Last Monday morning I left my house at 5:50 AM to go mass with the Salesian Sisters across town. When I came back at 7:50 AM and went to take my vitamin pill, I found dirty spots on the toilet bowl. Some of them looked like paw prints. I found that exceeding strange. I live alone. The house was locked up. I don’t have a cat or any other pet–although the geckos are free to come and go.

I figured it had to be an animal and because there were paw prints inside the toilet bowl, I surmised that it must have climbed up on the toilet and down inside it to get a drink. But what kind of animal and how did something that big get in the house?
I thought about this all day…and then coming home in the evening, it occurred to me that there IS an opening into my living space, at the top of a blocked stairway leading from my second floor room to a third floor where some indigenous students from the provinces live. The house is four floors tall, built for a single family, with internal stairways leading from floor to floor. The landlord, though, has blocked off the stairway leading from my second floor to the third floor.
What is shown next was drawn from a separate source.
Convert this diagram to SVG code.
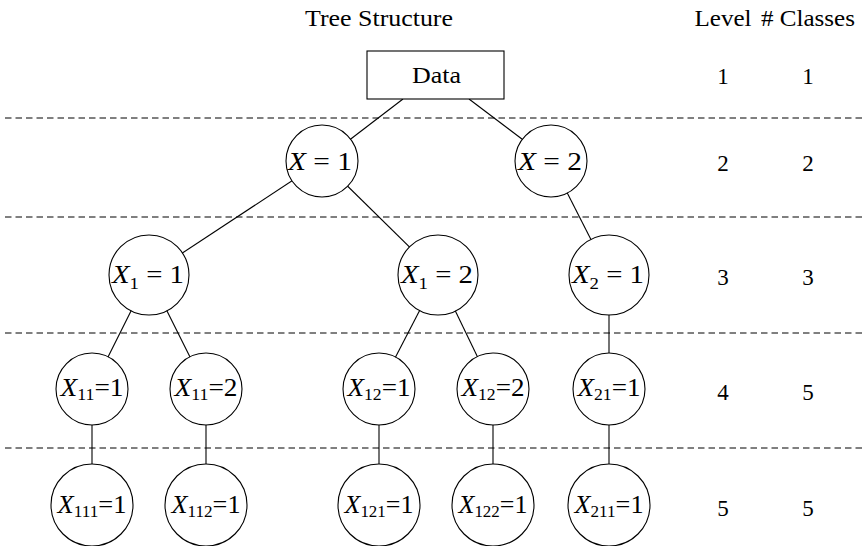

That is the covering with metal grill at the top of the stairs. I use the blocked stair steps for storing old suitcases that I may need when I haul stuff back to the United States.

But the covering over the stairwell is poorly done and there is a six-inch space between the top of the highest step and the cover. It’s plenty big for a cat-size animal to get through. I didn’t think the students had a cat, though, but then the next morning I found a large cat at the foot of these stairs and when I yelled at it, it jumped on the suitcases and scurried back upstairs.

The weather was about 100ºF that Monday and I’m guessing that while the students were out, the cat went looking for a drink of water and found my toilet.

Khmer New Year Celebration

Today was the last day for the deaf students to be together at DDP before heading home for their new year break tomorrow.

Dancing is a really big part of Khmer culture and the deaf youth love to dance also, even if they can’t always hear the extra loud music that is playing.
Then they had the chance to eat the special curry meal they prepared yesterday. It was quite good!
The best part of being at DDP, though, is just being part of a community, having friends, and just feeling that you belong to something.

Khmer New Year prep

The Khmer New Year will be April 13, 14, and 15, but because our students will go home for a long holiday, they will celebrate the DDP new year tomorrow. Today students pitched in to prepare vegetables for the special dishes to be enjoyed tomorrow!